Your mother still recognizes you, loves you, can communicate her feelings toward you (with some noise jamming the signal when it comes to fine detail), and lives a happier life for your being in it. You can probably have some blouses and slacks made for her to the designs she likes. (Take a bunch of digital photos if she no longer has spare garments to show a seamstress.) This is a very solveable problem.
The only other real problem is that you feel unable to spend more time with her than you do. It would be nice if you could manage this, but you do well to manage it as much as you do. Certainly it cannot have been easy during the months that chemo was smacking you around.
Your mother's dotage has been a happy one because of your companionship. The friendly support of the staff counts for much less than this.
I'm very glad to hear she has a great staff. It's not an exceptionally common thing.
Good for you to keep going, and good for her to see you.

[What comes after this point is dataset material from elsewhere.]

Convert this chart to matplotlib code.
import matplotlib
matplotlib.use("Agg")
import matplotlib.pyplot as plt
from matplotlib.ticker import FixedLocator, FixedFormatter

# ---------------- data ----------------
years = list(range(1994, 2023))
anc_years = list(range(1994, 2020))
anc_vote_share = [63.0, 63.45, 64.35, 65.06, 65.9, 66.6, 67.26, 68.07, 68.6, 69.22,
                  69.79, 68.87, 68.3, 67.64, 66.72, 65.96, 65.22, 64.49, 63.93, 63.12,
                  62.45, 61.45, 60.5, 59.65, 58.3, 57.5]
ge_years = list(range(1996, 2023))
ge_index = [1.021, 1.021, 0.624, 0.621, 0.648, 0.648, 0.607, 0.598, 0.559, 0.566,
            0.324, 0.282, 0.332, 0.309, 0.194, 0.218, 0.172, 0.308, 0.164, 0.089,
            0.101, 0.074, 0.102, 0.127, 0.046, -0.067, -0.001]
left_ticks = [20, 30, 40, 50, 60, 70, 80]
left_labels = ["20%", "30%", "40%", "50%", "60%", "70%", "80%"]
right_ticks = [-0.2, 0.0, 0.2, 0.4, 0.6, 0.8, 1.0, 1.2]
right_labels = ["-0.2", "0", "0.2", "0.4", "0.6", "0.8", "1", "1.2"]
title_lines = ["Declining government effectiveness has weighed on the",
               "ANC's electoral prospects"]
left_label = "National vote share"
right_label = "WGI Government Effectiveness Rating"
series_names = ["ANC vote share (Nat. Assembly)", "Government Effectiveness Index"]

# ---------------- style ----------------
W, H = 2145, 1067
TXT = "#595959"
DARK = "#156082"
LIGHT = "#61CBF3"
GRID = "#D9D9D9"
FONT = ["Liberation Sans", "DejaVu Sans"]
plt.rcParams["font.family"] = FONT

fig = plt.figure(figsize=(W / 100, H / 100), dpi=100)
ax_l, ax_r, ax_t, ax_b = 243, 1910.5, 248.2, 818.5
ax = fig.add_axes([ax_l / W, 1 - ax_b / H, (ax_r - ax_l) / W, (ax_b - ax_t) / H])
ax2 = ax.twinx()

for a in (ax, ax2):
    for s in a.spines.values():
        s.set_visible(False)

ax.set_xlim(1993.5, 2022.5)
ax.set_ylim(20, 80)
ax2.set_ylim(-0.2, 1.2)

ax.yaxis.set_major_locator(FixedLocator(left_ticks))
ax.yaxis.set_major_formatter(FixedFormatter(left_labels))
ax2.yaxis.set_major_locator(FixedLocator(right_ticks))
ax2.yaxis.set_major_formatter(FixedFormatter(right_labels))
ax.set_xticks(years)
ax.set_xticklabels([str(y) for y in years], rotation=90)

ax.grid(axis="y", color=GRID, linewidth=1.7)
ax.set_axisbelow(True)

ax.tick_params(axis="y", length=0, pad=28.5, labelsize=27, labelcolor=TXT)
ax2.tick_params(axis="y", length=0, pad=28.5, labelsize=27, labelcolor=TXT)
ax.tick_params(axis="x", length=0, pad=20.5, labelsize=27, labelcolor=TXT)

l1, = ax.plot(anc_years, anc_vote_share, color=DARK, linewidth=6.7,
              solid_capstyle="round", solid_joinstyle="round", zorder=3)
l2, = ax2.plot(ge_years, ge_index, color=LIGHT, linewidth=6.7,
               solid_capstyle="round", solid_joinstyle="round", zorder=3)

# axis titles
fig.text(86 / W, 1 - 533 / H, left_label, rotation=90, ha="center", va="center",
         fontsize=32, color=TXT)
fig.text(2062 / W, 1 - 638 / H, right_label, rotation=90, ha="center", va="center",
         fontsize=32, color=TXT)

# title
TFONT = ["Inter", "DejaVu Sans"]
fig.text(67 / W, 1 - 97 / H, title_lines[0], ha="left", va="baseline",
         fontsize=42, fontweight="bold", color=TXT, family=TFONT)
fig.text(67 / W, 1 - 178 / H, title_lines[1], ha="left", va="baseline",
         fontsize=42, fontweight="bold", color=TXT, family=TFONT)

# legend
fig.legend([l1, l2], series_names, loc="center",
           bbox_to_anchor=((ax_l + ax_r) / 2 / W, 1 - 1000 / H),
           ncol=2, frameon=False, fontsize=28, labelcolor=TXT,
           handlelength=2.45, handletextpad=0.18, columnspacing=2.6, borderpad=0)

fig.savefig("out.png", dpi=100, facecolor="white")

Reading your post, I kept hearing my father's voice, from when I was very small. He was the seventh of eight kids; by the time I was born his mother, my Grannie Annie, was well into some sort of dementia (they were less precise about terminology and causes in those days) and before my memory of her starts she went to live in a nursing home. When we visited, my brother and I would usually play outside, rolling down the lawn that sloped away from the building, or buying 10 cent Cokes from an impossibly antiquated vending machine, while my father went in to see his mother. We prefered to stay outside: inside smelled musty and old, and there were hollow-looking people who didn't belong to us. But sometimes I went in with my father; when he talked with his mother it was with this enormous, quiet patience (which he rarely showed my brother or me) and a sentence that repeated over and over: "Mama, it's me." She'd nod happily and smile, reach for his hand and hold it. She couldn't make sense of who I was, but she knew him, and whatever it cost Dad, it was clearly a gift for her that he was there.
What I mean to say is, hard as those visits are for you, they are gifts to her.
Thanks. I mean, it doesn't fix anything, or change anything, but it still helps. So thanks.